{ Fair Share Honey's Perspective on the Flow Hive }

alOha Friends : )

   We've been hearing a lot about the "Flow Hive" over the past week or two, and people want to know what we think. 

   We were considering just saying, "Anything that gets more people interested in bees and beekeeping is good by me" but then we kept thinking .. and here's our thoughts. 

   The short answer is .. we're not into it.

   But here's more .. 


A Note to new friends visiting *** I know this article is being passed around to a lot of people who don't know or follow us, so here's a little background on what we're up to.

   We're p&j (peter & juwels). We're beeswax candle makers and small scale beekeepers. We offer free wild hive and swarm removals in the community, and all the hives that we keep are started from wild bees, not mail order.

    Here's a short bio video on the pollen arts family: 

You can also find us on instagram. 

And Facebook : )

.... continuing on


    As with most of their marketing, it's all about the honey .. 

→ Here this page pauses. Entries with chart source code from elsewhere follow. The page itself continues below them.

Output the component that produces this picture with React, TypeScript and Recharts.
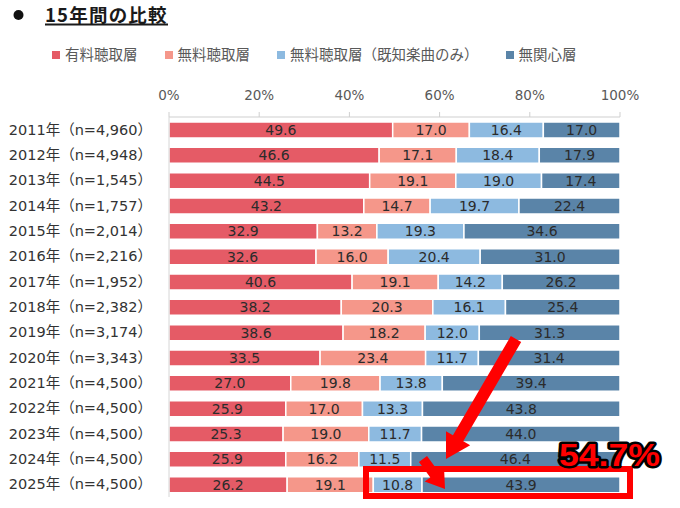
import React from 'react';
import { BarChart, Bar, XAxis, YAxis, LabelList } from 'recharts';

const years = ['2011年', '2012年', '2013年', '2014年', '2015年', '2016年', '2017年', '2018年', '2019年', '2020年', '2021年', '2022年', '2023年', '2024年', '2025年'];
const sampleSizes = ['4,960', '4,948', '1,545', '1,757', '2,014', '2,216', '1,952', '2,382', '3,174', '3,343', '4,500', '4,500', '4,500', '4,500', '4,500'];
const paidListeners = [49.6, 46.6, 44.5, 43.2, 32.9, 32.6, 40.6, 38.2, 38.6, 33.5, 27.0, 25.9, 25.3, 25.9, 26.2];
const freeListeners = [17.0, 17.1, 19.1, 14.7, 13.2, 16.0, 19.1, 20.3, 18.2, 23.4, 19.8, 17.0, 19.0, 16.2, 19.1];
const freeKnownOnly = [16.4, 18.4, 19.0, 19.7, 19.3, 20.4, 14.2, 16.1, 12.0, 11.7, 13.8, 13.3, 11.7, 11.5, 10.8];
const uninterested = [17.0, 17.9, 17.4, 22.4, 34.6, 31.0, 26.2, 25.4, 31.3, 31.4, 39.4, 43.8, 44.0, 46.4, 43.9];

const seriesKeys = ['s0', 's1', 's2', 's3'];
const seriesNames = ['有料聴取層', '無料聴取層', '無料聴取層（既知楽曲のみ）', '無関心層'];
const seriesColors = ['#E55B66', '#F5978A', '#8DBAE0', '#5A84A8'];
const seriesValues = [paidListeners, freeListeners, freeKnownOnly, uninterested];
const xTicks = [0, 20, 40, 60, 80, 100];

const titleText = '15年間の比較';
const calloutText = '54.7%';

const data = years.map((y, i) => {
  const row: Record<string, string | number> = { label: `${y}（n=${sampleSizes[i]}）` };
  seriesKeys.forEach((k, j) => {
    row[k] = seriesValues[j][i];
  });
  return row;
});

const FONT = "'DejaVu Sans', 'Noto Sans CJK JP', sans-serif";
const CJK = "'Noto Sans CJK JP', 'DejaVu Sans', sans-serif";

function arrowPoints(sx: number, sy: number, tx: number, ty: number, shaftHalf: number, headHalf: number, headLen: number) {
  const dx = tx - sx;
  const dy = ty - sy;
  const len = Math.sqrt(dx * dx + dy * dy);
  const ux = dx / len;
  const uy = dy / len;
  const nx = -uy;
  const ny = ux;
  const bx = tx - ux * headLen;
  const by = ty - uy * headLen;
  const pts = [
    [sx + nx * shaftHalf, sy + ny * shaftHalf],
    [bx + nx * shaftHalf, by + ny * shaftHalf],
    [bx + nx * headHalf, by + ny * headHalf],
    [tx, ty],
    [bx - nx * headHalf, by - ny * headHalf],
    [bx - nx * shaftHalf, by - ny * shaftHalf],
    [sx - nx * shaftHalf, sy - ny * shaftHalf],
  ];
  return pts.map((p) => p.join(',')).join(' ');
}

export default function App() {
  return (
    <div style={{ position: 'absolute', left: 0, top: 0, width: 680, height: 508, background: '#fff', overflow: 'hidden' }}>
      <BarChart
        width={680}
        height={508}
        data={data}
        layout="vertical"
        margin={{ top: 87, right: 60, bottom: 11, left: 0 }}
        barSize={16}
        style={{ fontFamily: FONT }}
      >
        <XAxis
          type="number"
          orientation="top"
          domain={[0, 100]}
          allowDataOverflow
          ticks={xTicks}
          tickFormatter={(v) => `${v}%`}
          height={30}
          axisLine={{ stroke: '#cfcfcf' }}
          tickLine={{ stroke: '#cfcfcf' }}
          tickSize={5}
          tickMargin={12}
          tick={{ fill: '#595959', fontSize: 13.5, fontFamily: FONT }}
        />
        <YAxis
          type="category"
          dataKey="label"
          width={169}
          axisLine={{ stroke: '#d6d6d6' }}
          tickLine={false}
          tickSize={0}
          tickMargin={17}
          interval={0}
          tick={{ fill: '#333333', fontSize: 14.5, fontFamily: FONT }}
        />
        {seriesKeys.map((k, j) => (
          <Bar key={k} dataKey={k} name={seriesNames[j]} stackId="a" fill={seriesColors[j]} stroke="#ffffff" strokeWidth={1.5} isAnimationActive={false}>
            <LabelList
              dataKey={k}
              position="center"
              formatter={(v: any) => Number(v).toFixed(1)}
              fill="#2b2b2b"
              stroke="none"
              fontSize={14}
              fontFamily={FONT}
            />
          </Bar>
        ))}
      </BarChart>

      <div style={{ position: 'absolute', left: 52, top: 43.5, height: 20, display: 'flex', alignItems: 'center', gap: 27, fontFamily: CJK, fontSize: 14.5, color: '#595959', whiteSpace: 'nowrap' }}>
        {seriesNames.map((n, j) => (
          <div key={n} style={{ display: 'flex', alignItems: 'center' }}>
            <span style={{ display: 'inline-block', width: 8, height: 8, background: seriesColors[j], marginRight: 5, marginTop: 3 }} />
            <span>{n}</span>
          </div>
        ))}
      </div>

      <svg width={680} height={508} style={{ position: 'absolute', left: 0, top: 0, pointerEvents: 'none' }}>
        <circle cx={18.5} cy={15} r={5} fill="#111" />
        <text x={45} y={21.5} fontFamily={CJK} fontWeight={700} fontSize={18.5} letterSpacing={1.2} fill="#1a1a1a">
          {titleText}
        </text>
        <line x1={45} y1={24.5} x2={168} y2={24.5} stroke="#1a1a1a" strokeWidth={2} />

        <polygon points={arrowPoints(516, 339, 446, 459, 6, 14, 24)} fill="#FF0000" />
        <polygon points={arrowPoints(423, 459, 445, 489, 5, 12, 18)} fill="#FF0000" />
        <rect x={366} y={469} width={264} height={27} fill="none" stroke="#FF0000" strokeWidth={6} />
        <text
          x={559}
          y={466}
          fontFamily="'Liberation Sans', Arial, sans-serif"
          fontWeight={700}
          fontSize={32}
          textLength={101}
          lengthAdjust="spacingAndGlyphs"
          fill="#FF0000"
          stroke="#000000"
          strokeWidth={5}
          strokeLinejoin="round"
          style={{ paintOrder: 'stroke' }}
        >
          {calloutText}
        </text>
      </svg>
    </div>
  );
}
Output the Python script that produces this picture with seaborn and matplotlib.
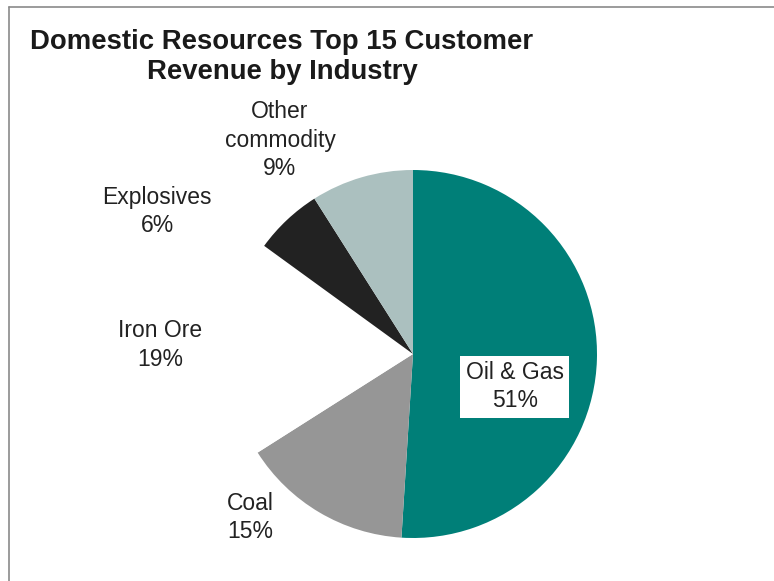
import matplotlib
matplotlib.use("Agg")
import matplotlib.pyplot as plt
from matplotlib.lines import Line2D
import seaborn as sns

industries = ["Oil & Gas", "Coal", "Iron Ore", "Explosives", "Other\ncommodity"]
shares = [51, 15, 19, 6, 9]
colors = ["#007f78", "#969696", "#ffffff", "#222222", "#abc0bf"]

sns.set_theme(style="white")
plt.rcParams["font.family"] = ["Liberation Sans", "DejaVu Sans"]

fig = plt.figure(figsize=(7.74, 5.81), dpi=100)
W, H = 774, 581
cx, cy, r = 413, 354, 184
ax = fig.add_axes([(cx - r) / W, (H - cy - r) / H, 2 * r / W, 2 * r / H])

ax.pie(shares, colors=colors, startangle=90, counterclock=False,
       radius=1.0, wedgeprops=dict(linewidth=0))
ax.set_xlim(-1, 1)
ax.set_ylim(-1, 1)
ax.set_aspect("equal")
ax.axis("off")

# label anchor points in pie units (radius = 1)
label_pos = [(0.554, -0.179), (-0.886, -0.891), (-1.375, 0.049),
             (-1.391, 0.772), (-0.723, 1.163)]
for name, val, (x, y) in zip(industries, shares, label_pos):
    kw = {}
    if name == "Oil & Gas":
        kw["bbox"] = dict(facecolor="white", edgecolor="none", pad=4)
    ax.text(x, y, f"{name}\n{val}%", ha="center", va="center",
            fontsize=16.5, color="#222222", linespacing=1.28,
            clip_on=False, **kw)

fig.text(282 / W, 1 - 57 / H, "Domestic Resources Top 15 Customer\nRevenue by Industry",
         ha="center", va="center", fontsize=19.8, fontweight="bold",
         color="#1a1a1a", linespacing=1.17)

# outer frame lines along top and left edges
fig.add_artist(Line2D([9 / W, 1], [1 - 7 / H, 1 - 7 / H], color="#8a8a8a", lw=1.2,
                      transform=fig.transFigure))
fig.add_artist(Line2D([9 / W, 9 / W], [0, 1 - 7 / H], color="#8a8a8a", lw=1.2,
                      transform=fig.transFigure))

fig.savefig("out.png", dpi=100, facecolor="white")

   I'm seeing kids carrying Gallons of honey, and big bottles being drained from small hives. It feels a little like a gold rush, enticing people's greed and amplifying excitement through their lack of knowledge. Because when it comes down to it .. if you're going to leave any honey for the bees and the bee babies, you don't get nearly what they're showing.  

   This pic shows a 5 gallon pail coming out of a two stack hive ?? A thick hose tapped into every frame : ( 

   Looks a little Orwellian to me. The box below the one that's being drained  is called the brood box, "brood" is babies .. hungry babies, nurse bees, workers & the Queen.

   First of all, you can't get 5 gals out of a single box - that's just marketing -  and secondly, if you did drain it ... what would the colony eat downstairs ??

    This product seems, to us, unnecessary, misleading, more disruptive, and especially dangerous in the way that it's telling New-bees that hives need no care, and that, like a soda fountain, you can just turn on the tap whenever you want.

   This is not the way we should be selling people on beekeeping. I'm seeing a lot of people spending a lot of money only to have their hives starve, swarm away, or be taken over by moths or beetles or mites while the lazy beekeepers twiddle their thumbs and waits for the flow.

    There are many potential problems and heartaches when it comes to keeping bees .. but harvesting honey is not one of them. 

   Here's the pitch video for anyone who hasn't seen it. The whole premiss of the product is that we don't have to open the hive and "stress the bees" but then they claim to have a symbiotic relationship with the bees ... how do you do that without opening the hive?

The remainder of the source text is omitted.